##### Records for this exercise

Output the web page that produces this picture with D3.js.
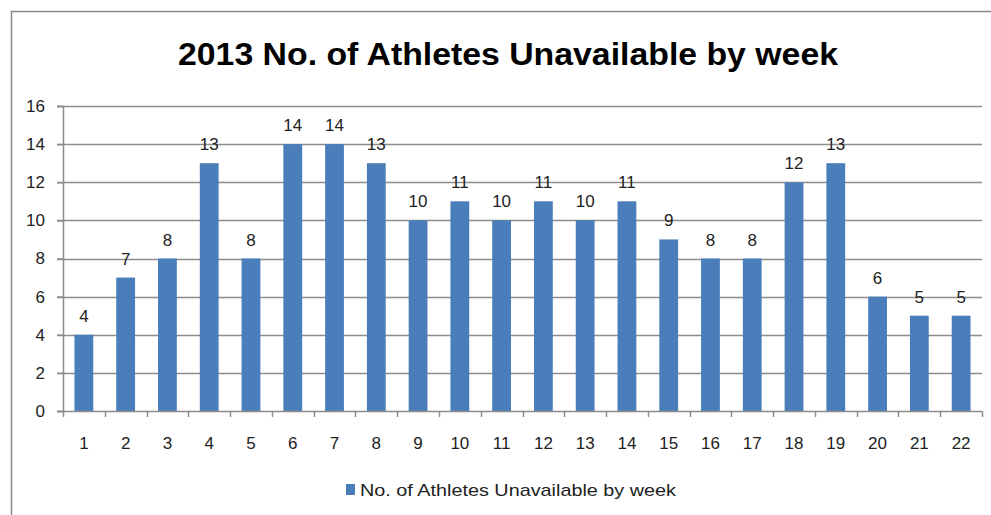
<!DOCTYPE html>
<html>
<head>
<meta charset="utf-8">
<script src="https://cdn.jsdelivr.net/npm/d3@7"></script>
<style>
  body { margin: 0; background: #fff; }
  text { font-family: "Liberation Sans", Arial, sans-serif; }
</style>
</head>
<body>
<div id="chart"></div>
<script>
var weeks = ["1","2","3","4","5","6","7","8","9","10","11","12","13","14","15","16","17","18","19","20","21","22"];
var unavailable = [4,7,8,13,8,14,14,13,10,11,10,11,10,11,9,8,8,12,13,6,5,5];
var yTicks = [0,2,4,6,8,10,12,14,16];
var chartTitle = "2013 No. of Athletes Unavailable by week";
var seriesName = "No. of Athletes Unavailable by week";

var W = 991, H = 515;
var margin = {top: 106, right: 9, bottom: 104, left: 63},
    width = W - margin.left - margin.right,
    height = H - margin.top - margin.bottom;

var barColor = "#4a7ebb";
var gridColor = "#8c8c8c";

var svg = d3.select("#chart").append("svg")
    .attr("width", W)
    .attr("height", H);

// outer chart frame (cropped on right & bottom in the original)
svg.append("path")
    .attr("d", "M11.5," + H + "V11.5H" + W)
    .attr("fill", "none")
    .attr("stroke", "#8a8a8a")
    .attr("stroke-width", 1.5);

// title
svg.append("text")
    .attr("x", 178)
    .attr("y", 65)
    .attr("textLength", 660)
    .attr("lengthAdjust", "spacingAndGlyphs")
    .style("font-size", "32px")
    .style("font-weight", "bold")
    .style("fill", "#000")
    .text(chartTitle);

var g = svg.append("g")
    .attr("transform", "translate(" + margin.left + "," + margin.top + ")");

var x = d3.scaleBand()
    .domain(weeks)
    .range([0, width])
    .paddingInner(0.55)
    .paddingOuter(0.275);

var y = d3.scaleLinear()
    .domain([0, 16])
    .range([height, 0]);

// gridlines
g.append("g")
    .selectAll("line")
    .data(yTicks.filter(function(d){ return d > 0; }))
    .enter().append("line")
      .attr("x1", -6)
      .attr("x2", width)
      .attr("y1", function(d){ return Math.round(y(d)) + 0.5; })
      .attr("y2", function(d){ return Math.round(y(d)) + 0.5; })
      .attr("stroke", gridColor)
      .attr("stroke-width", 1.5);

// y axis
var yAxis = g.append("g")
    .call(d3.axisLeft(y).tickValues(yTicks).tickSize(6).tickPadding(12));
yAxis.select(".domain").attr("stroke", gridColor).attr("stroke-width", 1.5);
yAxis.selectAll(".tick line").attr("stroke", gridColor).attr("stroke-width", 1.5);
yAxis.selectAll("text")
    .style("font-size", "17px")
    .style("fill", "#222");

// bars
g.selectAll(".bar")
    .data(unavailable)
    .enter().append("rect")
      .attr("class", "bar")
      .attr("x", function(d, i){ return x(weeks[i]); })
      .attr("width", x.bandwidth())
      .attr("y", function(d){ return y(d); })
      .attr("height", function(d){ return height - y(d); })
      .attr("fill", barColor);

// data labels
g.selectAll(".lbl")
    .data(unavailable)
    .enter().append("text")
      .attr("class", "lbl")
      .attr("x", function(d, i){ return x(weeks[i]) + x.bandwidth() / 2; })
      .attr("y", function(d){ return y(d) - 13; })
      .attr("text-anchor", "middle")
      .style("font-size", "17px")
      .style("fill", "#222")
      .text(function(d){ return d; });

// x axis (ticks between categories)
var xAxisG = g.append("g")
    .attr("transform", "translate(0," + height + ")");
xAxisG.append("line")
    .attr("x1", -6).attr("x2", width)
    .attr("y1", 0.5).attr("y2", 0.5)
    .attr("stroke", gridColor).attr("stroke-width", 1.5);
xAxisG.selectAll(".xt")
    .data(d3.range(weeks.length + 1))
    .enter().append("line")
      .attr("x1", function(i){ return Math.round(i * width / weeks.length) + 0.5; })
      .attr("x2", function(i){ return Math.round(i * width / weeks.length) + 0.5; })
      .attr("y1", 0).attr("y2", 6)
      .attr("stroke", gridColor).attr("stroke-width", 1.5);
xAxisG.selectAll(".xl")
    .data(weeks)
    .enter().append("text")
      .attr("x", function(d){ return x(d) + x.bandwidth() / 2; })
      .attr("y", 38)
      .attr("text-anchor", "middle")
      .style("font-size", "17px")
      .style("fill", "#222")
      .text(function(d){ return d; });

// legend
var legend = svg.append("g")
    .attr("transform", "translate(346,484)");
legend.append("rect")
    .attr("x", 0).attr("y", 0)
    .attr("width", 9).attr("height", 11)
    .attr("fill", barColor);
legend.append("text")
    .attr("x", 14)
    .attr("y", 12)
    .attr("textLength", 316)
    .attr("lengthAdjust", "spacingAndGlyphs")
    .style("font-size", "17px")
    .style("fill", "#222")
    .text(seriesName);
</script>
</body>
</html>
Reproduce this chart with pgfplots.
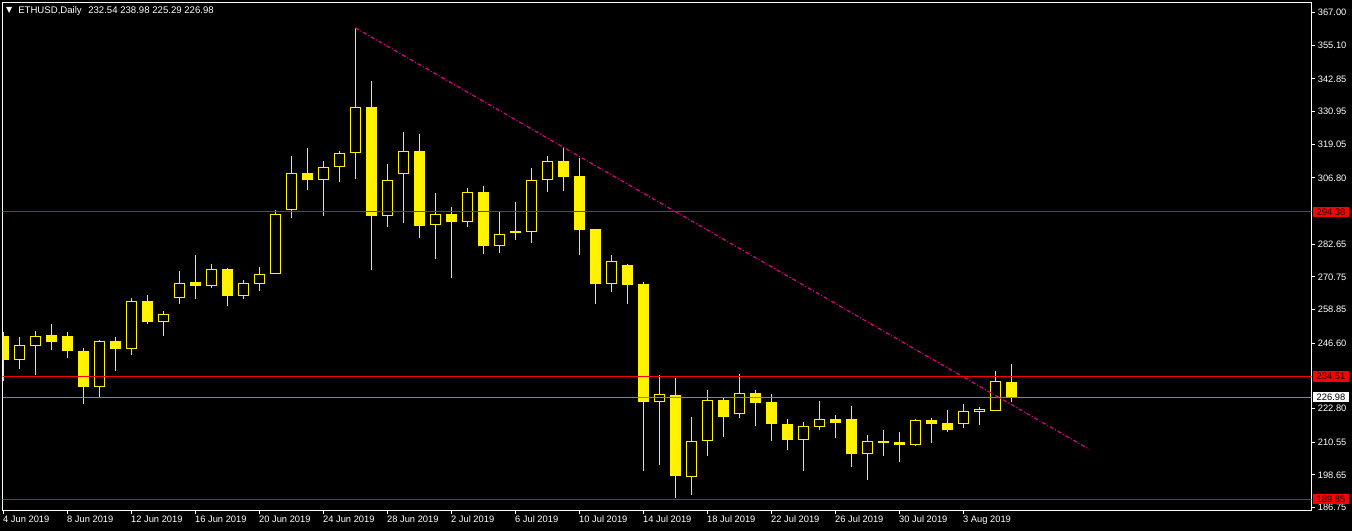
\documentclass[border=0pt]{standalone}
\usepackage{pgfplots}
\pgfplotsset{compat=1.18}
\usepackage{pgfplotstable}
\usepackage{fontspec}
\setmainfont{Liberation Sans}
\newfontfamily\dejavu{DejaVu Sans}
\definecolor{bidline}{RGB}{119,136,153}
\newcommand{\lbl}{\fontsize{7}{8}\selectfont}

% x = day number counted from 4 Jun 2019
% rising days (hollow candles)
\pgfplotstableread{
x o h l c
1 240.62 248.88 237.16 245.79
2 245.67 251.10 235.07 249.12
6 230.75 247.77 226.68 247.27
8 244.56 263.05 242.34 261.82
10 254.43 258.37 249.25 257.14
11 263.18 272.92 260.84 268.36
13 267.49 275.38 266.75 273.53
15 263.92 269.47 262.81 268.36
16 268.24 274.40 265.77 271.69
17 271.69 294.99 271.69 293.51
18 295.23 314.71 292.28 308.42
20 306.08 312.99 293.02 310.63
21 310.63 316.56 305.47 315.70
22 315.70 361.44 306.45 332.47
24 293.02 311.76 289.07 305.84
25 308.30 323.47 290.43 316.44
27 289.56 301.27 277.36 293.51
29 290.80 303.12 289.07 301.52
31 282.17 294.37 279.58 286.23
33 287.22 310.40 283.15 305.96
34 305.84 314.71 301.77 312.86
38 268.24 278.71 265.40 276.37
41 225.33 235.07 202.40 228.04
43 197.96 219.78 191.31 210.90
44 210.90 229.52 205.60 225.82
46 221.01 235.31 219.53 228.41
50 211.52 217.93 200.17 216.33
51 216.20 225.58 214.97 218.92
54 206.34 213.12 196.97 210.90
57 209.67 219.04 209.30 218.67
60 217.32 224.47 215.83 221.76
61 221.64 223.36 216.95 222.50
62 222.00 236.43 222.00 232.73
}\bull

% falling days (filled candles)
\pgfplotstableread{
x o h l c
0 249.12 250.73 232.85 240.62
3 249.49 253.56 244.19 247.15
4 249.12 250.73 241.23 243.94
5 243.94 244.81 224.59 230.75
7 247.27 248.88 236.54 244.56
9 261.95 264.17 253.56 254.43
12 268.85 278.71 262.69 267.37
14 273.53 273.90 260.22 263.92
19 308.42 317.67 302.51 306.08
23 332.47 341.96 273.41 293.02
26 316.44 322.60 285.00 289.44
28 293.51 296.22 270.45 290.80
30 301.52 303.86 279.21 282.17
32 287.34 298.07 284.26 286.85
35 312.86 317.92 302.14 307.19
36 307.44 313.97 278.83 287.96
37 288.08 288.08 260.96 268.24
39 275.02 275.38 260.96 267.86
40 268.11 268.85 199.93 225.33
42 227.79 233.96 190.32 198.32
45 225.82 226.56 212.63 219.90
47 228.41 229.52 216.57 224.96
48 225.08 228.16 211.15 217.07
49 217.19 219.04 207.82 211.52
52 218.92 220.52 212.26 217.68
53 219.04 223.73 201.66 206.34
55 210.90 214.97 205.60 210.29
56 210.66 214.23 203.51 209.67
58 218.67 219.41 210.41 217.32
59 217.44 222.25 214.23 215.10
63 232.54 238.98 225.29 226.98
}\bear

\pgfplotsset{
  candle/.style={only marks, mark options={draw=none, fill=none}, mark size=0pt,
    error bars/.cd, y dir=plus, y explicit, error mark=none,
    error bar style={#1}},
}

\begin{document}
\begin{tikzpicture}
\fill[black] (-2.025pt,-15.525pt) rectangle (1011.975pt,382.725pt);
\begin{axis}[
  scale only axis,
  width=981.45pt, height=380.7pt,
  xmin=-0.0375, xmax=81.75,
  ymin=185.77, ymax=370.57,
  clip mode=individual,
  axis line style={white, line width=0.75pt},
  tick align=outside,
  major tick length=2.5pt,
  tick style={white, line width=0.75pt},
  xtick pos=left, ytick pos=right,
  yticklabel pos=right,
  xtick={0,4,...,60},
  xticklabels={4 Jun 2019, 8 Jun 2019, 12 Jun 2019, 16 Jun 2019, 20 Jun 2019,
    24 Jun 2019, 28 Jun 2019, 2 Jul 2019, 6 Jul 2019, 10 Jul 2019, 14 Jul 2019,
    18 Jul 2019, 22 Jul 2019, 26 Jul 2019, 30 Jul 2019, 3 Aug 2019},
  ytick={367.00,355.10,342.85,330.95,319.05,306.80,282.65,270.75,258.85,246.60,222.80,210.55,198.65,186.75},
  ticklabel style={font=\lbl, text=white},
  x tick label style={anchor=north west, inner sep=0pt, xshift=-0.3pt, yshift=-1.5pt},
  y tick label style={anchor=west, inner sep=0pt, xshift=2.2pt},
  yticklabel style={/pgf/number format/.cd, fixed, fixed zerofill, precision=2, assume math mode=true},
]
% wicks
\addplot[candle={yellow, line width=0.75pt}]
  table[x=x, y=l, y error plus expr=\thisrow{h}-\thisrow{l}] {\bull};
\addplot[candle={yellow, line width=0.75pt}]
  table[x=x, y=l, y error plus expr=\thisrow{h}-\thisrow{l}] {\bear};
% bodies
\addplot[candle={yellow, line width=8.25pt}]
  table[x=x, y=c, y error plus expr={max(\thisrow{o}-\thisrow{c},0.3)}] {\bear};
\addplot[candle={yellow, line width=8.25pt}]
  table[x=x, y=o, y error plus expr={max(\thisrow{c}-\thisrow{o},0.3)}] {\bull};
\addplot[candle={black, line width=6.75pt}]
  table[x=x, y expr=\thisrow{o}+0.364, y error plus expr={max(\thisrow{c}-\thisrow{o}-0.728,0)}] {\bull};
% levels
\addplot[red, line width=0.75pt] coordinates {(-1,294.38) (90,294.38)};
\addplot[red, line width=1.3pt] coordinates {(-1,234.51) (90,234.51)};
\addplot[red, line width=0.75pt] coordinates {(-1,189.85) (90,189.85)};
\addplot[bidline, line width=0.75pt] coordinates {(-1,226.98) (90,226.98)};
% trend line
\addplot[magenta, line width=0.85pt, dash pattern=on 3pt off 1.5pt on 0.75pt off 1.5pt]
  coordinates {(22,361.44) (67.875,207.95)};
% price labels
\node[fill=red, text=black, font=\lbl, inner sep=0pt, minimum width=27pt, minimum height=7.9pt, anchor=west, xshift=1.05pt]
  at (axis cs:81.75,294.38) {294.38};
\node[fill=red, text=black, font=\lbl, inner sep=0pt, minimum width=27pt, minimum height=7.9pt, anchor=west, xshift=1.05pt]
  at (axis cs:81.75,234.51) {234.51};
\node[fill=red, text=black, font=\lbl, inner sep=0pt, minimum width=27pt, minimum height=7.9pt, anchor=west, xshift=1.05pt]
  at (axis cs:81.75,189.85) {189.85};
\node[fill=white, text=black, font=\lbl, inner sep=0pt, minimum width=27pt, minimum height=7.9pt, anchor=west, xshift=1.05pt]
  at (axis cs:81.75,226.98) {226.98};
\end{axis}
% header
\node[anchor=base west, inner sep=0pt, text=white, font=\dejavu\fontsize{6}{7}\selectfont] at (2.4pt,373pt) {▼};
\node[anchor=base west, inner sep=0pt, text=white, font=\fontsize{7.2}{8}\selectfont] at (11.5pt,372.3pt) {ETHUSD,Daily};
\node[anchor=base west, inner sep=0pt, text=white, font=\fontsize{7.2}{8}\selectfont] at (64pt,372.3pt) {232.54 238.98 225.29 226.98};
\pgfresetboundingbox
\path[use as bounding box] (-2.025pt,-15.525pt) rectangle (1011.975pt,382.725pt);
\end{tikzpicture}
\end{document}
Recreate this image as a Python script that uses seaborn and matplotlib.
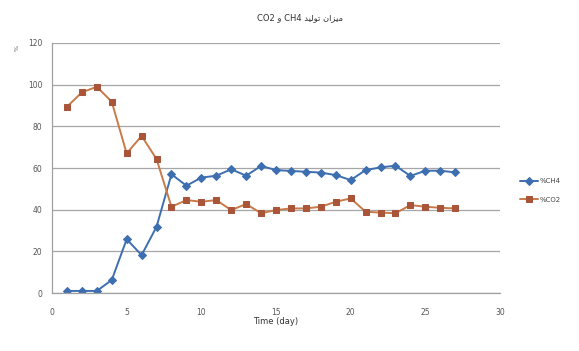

##########

**What needs to be done:**
Whichever lines contain the string "that", select and copy them.

**Completed exercise:**
Output the web page that produces this picture with D3.js.
Recreate this image as a Python script that uses seaborn and matplotlib.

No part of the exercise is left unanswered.